* Task goal *
Set the lines down again exactly, first line through the line that contains "36.3, 38.4, 40.0]", with no pictures.

* Provided material *

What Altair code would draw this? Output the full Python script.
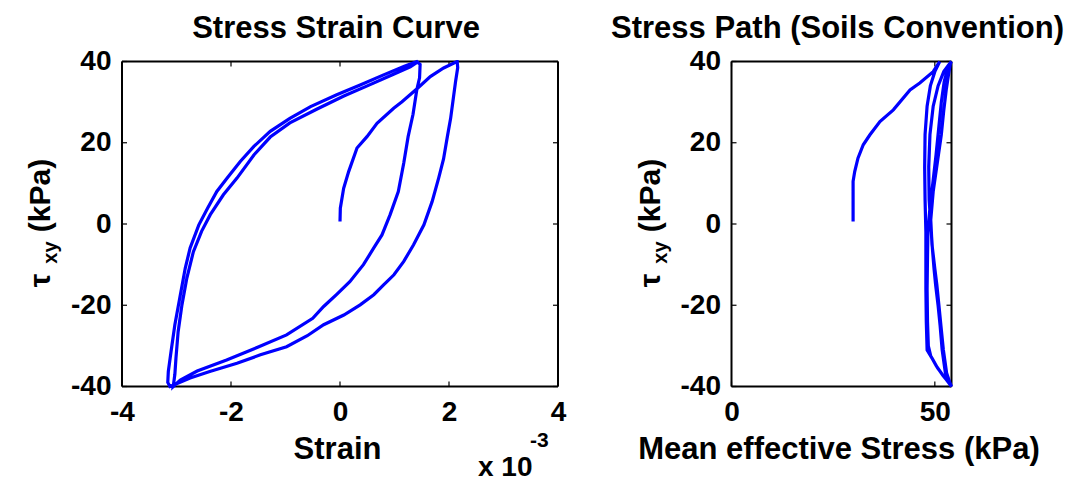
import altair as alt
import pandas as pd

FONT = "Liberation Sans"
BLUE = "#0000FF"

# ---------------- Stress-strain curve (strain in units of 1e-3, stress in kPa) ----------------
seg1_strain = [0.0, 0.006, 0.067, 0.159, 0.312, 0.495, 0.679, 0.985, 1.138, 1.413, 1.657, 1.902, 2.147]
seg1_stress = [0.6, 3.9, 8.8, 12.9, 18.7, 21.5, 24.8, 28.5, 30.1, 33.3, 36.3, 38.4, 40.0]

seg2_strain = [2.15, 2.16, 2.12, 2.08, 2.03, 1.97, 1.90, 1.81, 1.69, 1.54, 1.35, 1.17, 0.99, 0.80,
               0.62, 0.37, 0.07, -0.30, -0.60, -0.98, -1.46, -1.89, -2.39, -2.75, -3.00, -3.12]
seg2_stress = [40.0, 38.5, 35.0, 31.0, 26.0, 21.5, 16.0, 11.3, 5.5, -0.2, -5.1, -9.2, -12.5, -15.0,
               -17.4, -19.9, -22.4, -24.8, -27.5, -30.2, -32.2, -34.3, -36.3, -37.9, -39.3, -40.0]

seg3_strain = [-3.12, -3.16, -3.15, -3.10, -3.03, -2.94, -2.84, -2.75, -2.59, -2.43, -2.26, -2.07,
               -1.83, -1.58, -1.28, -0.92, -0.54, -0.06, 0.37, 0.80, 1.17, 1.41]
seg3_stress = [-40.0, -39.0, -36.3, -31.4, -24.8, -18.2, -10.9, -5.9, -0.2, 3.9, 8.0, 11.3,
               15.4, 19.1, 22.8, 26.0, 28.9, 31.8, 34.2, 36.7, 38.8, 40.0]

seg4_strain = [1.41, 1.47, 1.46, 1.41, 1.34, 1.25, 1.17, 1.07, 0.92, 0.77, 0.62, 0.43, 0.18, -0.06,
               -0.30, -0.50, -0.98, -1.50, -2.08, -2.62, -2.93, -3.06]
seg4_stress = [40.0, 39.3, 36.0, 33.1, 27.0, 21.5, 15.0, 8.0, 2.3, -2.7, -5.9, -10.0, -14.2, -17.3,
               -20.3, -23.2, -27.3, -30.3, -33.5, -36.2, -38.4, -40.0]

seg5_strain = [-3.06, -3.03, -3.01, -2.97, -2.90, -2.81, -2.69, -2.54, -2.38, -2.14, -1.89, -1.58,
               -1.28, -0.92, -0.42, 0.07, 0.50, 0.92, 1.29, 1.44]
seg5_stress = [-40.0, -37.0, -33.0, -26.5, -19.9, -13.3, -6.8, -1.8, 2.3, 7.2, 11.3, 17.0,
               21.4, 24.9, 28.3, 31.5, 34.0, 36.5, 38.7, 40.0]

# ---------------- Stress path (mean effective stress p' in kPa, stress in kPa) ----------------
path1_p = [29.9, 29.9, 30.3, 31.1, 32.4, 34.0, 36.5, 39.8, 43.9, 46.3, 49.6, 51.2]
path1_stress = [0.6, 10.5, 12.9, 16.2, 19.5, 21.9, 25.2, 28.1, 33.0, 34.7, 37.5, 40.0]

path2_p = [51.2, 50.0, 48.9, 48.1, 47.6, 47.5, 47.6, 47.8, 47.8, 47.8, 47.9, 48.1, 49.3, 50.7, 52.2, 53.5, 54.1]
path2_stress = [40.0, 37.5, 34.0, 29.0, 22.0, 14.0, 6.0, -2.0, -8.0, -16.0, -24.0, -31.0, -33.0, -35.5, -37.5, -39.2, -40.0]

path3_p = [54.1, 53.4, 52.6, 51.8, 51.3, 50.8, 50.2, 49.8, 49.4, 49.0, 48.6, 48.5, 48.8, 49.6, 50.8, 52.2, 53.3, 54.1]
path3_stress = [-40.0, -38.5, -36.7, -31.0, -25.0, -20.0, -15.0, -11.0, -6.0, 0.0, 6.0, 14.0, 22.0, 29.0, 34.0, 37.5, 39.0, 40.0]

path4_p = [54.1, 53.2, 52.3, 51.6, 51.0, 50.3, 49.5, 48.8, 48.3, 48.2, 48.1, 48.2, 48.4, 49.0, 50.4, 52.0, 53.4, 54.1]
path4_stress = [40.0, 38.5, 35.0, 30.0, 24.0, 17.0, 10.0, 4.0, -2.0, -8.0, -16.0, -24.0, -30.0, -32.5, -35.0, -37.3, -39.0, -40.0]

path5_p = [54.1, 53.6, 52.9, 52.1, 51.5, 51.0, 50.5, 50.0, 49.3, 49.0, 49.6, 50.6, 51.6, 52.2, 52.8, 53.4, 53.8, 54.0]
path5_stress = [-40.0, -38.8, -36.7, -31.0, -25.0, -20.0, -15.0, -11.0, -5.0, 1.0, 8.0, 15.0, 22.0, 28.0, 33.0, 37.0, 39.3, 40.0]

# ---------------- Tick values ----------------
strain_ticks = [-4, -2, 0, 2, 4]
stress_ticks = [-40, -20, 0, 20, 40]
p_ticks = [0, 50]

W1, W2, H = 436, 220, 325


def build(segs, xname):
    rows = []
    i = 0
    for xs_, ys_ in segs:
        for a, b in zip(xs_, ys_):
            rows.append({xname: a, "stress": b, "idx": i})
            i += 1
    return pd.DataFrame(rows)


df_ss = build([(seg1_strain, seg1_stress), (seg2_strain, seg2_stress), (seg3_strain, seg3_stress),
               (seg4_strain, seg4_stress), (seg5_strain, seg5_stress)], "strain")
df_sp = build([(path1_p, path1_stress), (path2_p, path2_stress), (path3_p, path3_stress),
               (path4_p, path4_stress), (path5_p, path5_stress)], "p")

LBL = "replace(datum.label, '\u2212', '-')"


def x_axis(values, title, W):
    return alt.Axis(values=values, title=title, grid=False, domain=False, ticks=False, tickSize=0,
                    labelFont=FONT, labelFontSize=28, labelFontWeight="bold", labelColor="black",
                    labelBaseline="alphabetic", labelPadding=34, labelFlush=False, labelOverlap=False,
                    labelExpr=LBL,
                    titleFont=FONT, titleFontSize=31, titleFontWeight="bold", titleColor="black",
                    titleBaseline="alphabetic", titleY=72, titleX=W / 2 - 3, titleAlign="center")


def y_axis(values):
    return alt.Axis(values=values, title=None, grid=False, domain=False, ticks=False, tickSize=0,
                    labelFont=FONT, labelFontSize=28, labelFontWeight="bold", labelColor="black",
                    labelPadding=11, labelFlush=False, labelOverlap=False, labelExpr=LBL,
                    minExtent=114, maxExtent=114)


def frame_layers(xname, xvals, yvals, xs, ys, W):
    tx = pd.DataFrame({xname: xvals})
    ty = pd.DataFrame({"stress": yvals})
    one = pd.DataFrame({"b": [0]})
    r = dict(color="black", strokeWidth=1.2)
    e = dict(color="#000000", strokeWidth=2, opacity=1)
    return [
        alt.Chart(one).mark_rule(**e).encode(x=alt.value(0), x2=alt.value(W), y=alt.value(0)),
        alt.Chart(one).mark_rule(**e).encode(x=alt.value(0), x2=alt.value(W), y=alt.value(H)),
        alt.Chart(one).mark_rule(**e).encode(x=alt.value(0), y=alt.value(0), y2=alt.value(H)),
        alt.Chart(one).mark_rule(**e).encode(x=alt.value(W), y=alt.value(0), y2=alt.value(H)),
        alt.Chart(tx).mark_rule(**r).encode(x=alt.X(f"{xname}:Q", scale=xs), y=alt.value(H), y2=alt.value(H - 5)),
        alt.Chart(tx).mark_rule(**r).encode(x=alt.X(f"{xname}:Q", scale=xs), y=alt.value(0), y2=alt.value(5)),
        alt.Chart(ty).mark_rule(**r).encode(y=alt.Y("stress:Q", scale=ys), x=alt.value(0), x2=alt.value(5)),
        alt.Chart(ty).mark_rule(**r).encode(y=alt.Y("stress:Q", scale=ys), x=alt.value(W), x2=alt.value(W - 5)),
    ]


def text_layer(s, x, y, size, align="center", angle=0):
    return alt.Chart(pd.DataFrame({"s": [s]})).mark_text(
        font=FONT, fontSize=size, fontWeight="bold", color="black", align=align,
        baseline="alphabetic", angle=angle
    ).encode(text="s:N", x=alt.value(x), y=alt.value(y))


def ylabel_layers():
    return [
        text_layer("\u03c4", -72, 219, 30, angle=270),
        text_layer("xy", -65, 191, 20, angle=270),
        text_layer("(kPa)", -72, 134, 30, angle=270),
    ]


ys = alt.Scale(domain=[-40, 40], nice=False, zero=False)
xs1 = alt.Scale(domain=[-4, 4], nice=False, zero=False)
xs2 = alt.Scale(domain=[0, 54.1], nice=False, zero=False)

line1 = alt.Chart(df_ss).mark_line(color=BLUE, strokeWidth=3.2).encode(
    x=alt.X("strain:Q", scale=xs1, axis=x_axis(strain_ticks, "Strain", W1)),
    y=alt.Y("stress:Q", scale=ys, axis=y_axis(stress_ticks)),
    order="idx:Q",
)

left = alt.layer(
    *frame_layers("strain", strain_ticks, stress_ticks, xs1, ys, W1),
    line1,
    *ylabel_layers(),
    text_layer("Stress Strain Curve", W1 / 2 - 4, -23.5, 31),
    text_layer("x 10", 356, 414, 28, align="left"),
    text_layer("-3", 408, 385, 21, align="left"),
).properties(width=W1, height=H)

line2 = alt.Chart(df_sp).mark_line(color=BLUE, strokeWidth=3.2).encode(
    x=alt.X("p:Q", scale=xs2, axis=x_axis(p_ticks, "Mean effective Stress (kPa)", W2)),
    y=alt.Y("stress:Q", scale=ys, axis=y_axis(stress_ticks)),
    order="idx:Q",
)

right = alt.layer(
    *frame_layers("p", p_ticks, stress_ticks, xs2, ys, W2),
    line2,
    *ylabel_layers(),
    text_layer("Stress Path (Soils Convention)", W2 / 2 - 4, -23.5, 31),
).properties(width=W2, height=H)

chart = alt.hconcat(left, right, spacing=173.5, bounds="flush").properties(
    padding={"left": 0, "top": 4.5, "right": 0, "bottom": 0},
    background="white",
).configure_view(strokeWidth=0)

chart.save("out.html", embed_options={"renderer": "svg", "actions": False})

* Exercise result *
What Altair code would draw this? Output the full Python script.
import altair as alt
import pandas as pd

FONT = "Liberation Sans"
BLUE = "#0000FF"

# ---------------- Stress-strain curve (strain in units of 1e-3, stress in kPa) ----------------
seg1_strain = [0.0, 0.006, 0.067, 0.159, 0.312, 0.495, 0.679, 0.985, 1.138, 1.413, 1.657, 1.902, 2.147]
seg1_stress = [0.6, 3.9, 8.8, 12.9, 18.7, 21.5, 24.8, 28.5, 30.1, 33.3, 36.3, 38.4, 40.0]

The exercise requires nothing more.